WRITTEN REQUEST: Only the lines from the start of the data through the line containing "import matplotlib.pyplot as plt" should be written out, exactly as they are, with both ends included and the pictures left out.

INFORMATION PROVIDED:

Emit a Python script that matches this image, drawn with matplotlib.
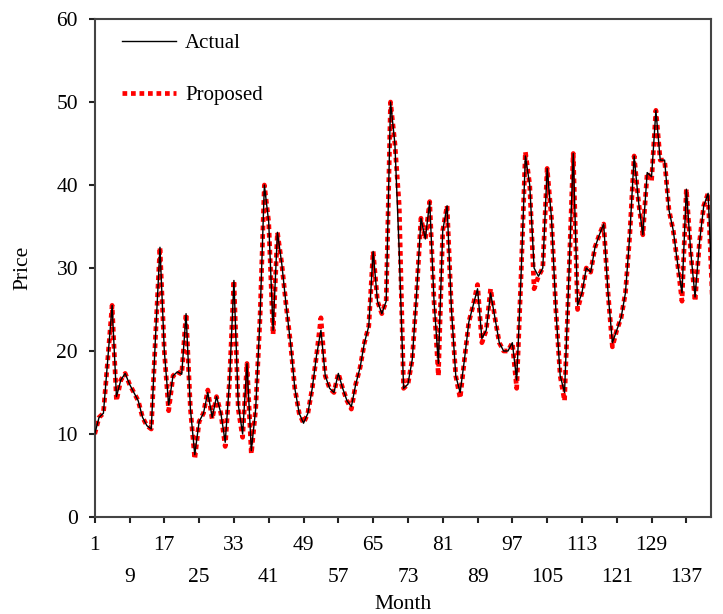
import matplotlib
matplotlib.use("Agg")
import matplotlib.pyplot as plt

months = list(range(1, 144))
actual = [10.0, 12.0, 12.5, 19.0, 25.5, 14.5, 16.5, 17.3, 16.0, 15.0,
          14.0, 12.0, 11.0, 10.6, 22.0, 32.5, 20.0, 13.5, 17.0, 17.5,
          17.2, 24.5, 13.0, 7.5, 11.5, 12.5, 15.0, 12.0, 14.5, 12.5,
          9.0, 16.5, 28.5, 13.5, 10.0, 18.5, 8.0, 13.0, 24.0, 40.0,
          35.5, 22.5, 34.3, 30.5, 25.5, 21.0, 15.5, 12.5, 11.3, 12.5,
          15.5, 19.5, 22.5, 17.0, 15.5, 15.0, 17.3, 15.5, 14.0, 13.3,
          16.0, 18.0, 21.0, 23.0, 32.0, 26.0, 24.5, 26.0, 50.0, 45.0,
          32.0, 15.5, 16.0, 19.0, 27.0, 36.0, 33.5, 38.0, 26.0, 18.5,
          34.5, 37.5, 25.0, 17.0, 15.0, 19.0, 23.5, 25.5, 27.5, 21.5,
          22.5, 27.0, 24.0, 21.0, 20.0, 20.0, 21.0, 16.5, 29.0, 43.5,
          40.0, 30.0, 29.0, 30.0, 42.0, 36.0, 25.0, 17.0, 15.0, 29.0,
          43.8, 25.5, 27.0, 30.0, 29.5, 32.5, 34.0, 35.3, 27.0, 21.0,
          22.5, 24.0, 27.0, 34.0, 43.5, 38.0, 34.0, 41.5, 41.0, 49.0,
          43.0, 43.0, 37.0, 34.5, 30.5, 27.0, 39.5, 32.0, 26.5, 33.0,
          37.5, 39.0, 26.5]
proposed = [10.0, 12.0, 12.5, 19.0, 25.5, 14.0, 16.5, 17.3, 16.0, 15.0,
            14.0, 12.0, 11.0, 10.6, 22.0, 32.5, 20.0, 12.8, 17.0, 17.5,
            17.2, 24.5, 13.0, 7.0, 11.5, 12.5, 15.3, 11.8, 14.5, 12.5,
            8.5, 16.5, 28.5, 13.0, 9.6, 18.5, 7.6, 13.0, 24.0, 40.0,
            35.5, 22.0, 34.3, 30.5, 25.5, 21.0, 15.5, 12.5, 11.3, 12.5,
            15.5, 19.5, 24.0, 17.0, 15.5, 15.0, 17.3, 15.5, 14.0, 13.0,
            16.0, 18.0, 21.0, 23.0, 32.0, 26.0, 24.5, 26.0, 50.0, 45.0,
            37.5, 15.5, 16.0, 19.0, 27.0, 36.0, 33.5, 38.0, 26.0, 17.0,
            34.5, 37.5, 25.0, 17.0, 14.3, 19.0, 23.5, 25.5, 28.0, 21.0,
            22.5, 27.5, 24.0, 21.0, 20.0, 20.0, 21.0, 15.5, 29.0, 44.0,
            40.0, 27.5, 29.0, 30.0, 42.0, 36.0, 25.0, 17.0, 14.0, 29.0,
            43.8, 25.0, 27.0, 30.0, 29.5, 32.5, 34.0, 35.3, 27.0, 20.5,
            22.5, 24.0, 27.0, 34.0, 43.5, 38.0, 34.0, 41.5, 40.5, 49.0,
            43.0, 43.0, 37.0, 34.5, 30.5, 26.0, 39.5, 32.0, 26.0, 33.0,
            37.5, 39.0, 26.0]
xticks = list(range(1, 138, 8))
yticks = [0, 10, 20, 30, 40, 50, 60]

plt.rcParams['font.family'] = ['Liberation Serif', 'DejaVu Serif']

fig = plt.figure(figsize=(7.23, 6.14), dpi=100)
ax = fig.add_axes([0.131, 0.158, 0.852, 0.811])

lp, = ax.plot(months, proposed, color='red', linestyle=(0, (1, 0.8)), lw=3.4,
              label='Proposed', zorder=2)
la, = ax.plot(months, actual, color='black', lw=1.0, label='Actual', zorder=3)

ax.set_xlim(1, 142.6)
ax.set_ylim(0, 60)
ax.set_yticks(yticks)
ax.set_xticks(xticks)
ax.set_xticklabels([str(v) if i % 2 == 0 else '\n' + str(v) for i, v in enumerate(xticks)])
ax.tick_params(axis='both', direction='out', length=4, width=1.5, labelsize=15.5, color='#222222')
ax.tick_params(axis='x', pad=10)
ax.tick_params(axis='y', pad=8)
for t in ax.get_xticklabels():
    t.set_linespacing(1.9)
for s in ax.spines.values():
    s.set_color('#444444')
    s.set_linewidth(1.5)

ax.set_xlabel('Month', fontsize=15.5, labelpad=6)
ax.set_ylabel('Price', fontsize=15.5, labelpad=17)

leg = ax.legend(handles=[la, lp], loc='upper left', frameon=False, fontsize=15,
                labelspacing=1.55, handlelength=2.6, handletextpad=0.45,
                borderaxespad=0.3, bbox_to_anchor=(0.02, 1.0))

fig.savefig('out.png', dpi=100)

COMPLETED EXERCISE:
Emit a Python script that matches this image, drawn with matplotlib.
import matplotlib
matplotlib.use("Agg")
import matplotlib.pyplot as plt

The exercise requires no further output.